Student Profile: Shaneen Beebe
Shaneen Beebe is helping the environment through business consulting. As an independent contractor for an environmental, health and safety consulting company based in Phoenix, Shaneen writes compliance programs that help to prevent environmental hazards for businesses in various industries.
From hazardous materials management to storm water pollution prevention and chemical spill plans, her work helps companies to comply with government regulations, ensure the safety of onsite employees and keep the environment free of pollution.
Shaneen Beebe graduated with a bachelor’s degree in environmental and resource management (ERM) in 2012 and is now pursuing an ERM master’s degree as part of an Accelerated 4+1 program offered by the Ira A. Fulton Schools of Engineering. Accelerated programs allow high-achieving students to earn both a bachelor’s and master’s degree within five years.
As an undergraduate Shaneen was interested in a variety of environmental-related degree programs, but chose ERM because it would make her the most marketable after graduation.
“With an ERM degree, you learn theoretical and practical information that you can take directly from the classroom to the workforce,” said Shaneen.
The ERM degrees introduce students to the industrial and regulatory aspects of the environmental, health and safety (EHS) field. Shaneen describes EHS as a field where science, management and progressive thinking come together to address significant environmental challenges. “In this field we are constantly trying to create an effective balance between sustainability, profitability and feasibility,” said Shaneen.
The EHS field requires individuals to be competent in several areas—water, air, waste, hazardous materials—and the ERM program is designed to cover each of those topics in detail.

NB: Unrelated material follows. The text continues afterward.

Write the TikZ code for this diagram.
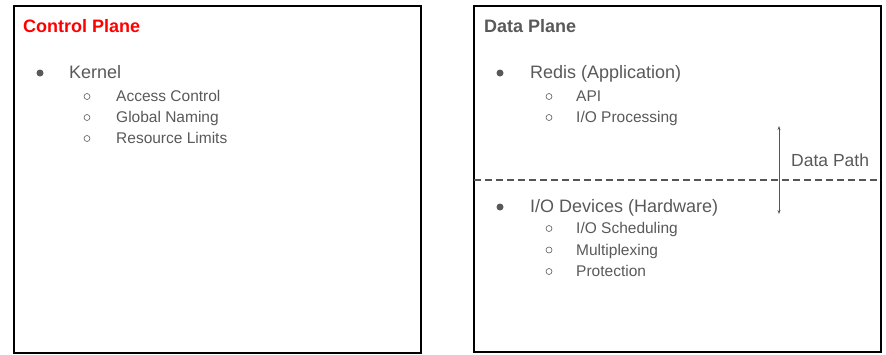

Shaneen is interested in how humans and industrialization impact the environment and communities. Her previous research efforts include comparing wildlife in urban and non-urban areas to assist natural resource managers with wildlife relocation efforts associated with construction projects. Currently, she is researching heavy metal contamination to provide insight into how industrialization has affected pollution in cities and surrounding areas.
“The interdisciplinary nature of the ERM bachelor’s and master’s degrees is essential for succeeding in the dynamic and ever-expanding field of EHS,” said Shaneen. She also compliments the ERM program for its emphasis on developing technical writing skills. “My ERM classes have taught me how to take a complex scientific idea and communicate it in a way that is both accurate and understandable. Whether you are publishing your research in a peer-reviewed journal or writing a report for your employer, technical writing skills are absolutely necessary,” said Shaneen.
After completing her master’s degree Shaneen can see herself working to promote a positive culture of environmental and safety values in either the government or private sector, or pursuing a doctorate in public health.
“I will be happy working in any job that allows me to positively influence society and the natural world on a broad level—and the ERM program has made these types of jobs an attainable reality.”